Le 24 mars 2016, la chambre de première instance déclare Radovan Karadžić coupable de la majorité des crimes cités dans l'acte d'accusation. Il est déclaré coupable de génocide soit le pire crime commis en Europe depuis la Seconde Guerre mondiale. Le génocide n'est cependant retenu que pour les actes commis dans la région de Srebrenica en 1995 et non pour les actes commis dans les autres municipalités. Pour les autres municipalités, il est condamné pour crimes contre l'humanité, crimes de persécution, crimes d’extermination d'un peuple du fait de son appartenance religieuse vraie ou supposée (des bosniaques musulmans de Bosnie et des croates catholiques de Bosnie), crimes d’assassinat, crimes de meurtre, crimes d’expulsion, crimes d’actes inhumains (transfert forcé), crimes de terrorisassions des bosniaques musulmans et des croates catholiques (terrorisme); crimes d’attaques illégales contre des civils; crimes de prise d’otages (notamment prise en otage des soldats de l'ONU dont deux pilotes de l'aviation française). Alors qu'il est âgé de 70 ans, il est condamné à 40 ans d'emprisonnement. Son avocat a annoncé vouloir faire appel de la décision. Radovan Karadžić est l’aîné de trois enfants.

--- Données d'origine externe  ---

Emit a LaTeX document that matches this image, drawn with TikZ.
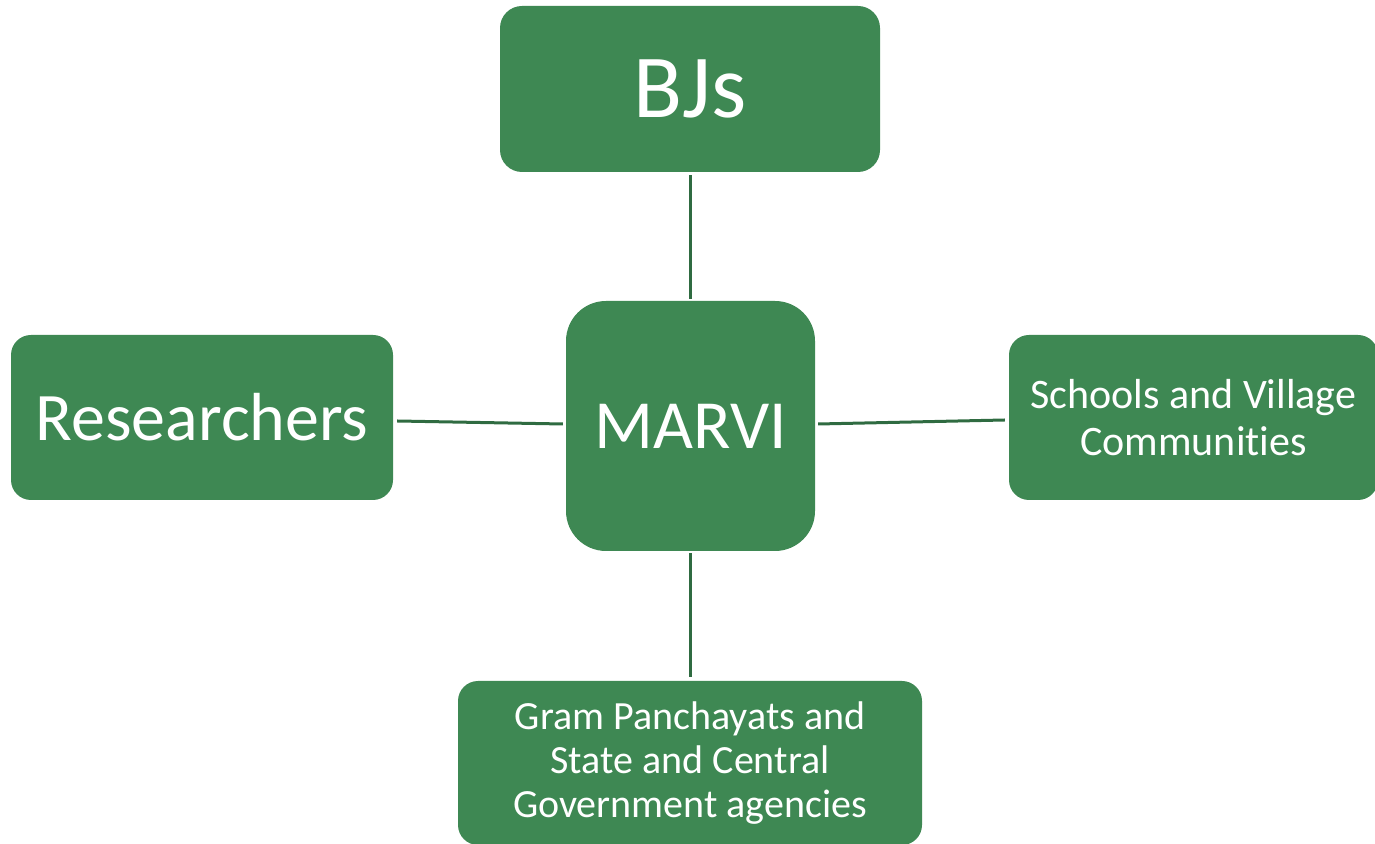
\documentclass[tikz,border=0pt]{standalone}
\usepackage{fontspec}
\setmainfont{Carlito}[Ligatures={NoCommon}]
\definecolor{boxgreen}{HTML}{3E8853}
\definecolor{linegreen}{HTML}{2F6B41}
\begin{document}
\begin{tikzpicture}[x=1pt,y=1pt,
  box/.style={fill=boxgreen,draw=none,text=white,align=center,inner sep=0pt},
  conn/.style={draw=linegreen,line width=3pt}]
\useasboundingbox (0,0) rectangle (1375,843);
\node[box,rounded corners=22pt,minimum width=380pt,minimum height=166pt,font=\fontsize{90}{94}\selectfont] (bjs) at (690,754) {BJs};
\node[box,rounded corners=40pt,minimum width=249pt,minimum height=250pt,font=\fontsize{69}{74}\selectfont] (marvi) at (690.5,417) {MARVI};
\node[box,rounded corners=20pt,minimum width=382pt,minimum height=165pt,font=\fontsize{68}{74}\selectfont] (res) at (202,425.5) {Researchers};
\node[box,rounded corners=20pt,minimum width=369pt,minimum height=165pt,font=\fontsize{42}{47}\selectfont] (sch) at (1193.5,425.5) {Schools and Village\\Communities};
\node[box,rounded corners=20pt,minimum width=464pt,minimum height=164pt,font=\fontsize{40}{44}\selectfont] (gov) at (690,80) {Gram Panchayats and\\State and Central\\Government agencies};
\draw[conn] ([yshift=-3pt]bjs.south) -- ([xshift=-0.5pt,yshift=2pt]marvi.north);
\draw[conn] ([xshift=-0.5pt,yshift=-2pt]marvi.south) -- ([yshift=4pt]gov.north);
\draw[conn] ([xshift=4pt,yshift=-3.5pt]res.east) -- ([xshift=-3pt,yshift=2pt]marvi.west);
\draw[conn] ([xshift=3pt,yshift=2pt]marvi.east) -- ([xshift=-4pt,yshift=-2.5pt]sch.west);
\end{tikzpicture}
\end{document}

Son père, Vuko, tchetnik durant la Seconde guerre mondiale, fut blessé puis emprisonné pendant cinq ans par les partisans de Josip Broz Tito. En 1964, Radovan Karadžić épouse une camarade de promotion, Liljana (née le 27 novembre 1945 à Sarajevo). Deux enfants naîtront de leur union : Sonia, (née le 22 mai 1967 à Sarajevo) et Alexandre (né le 14 mai 1973 à Sarajevo).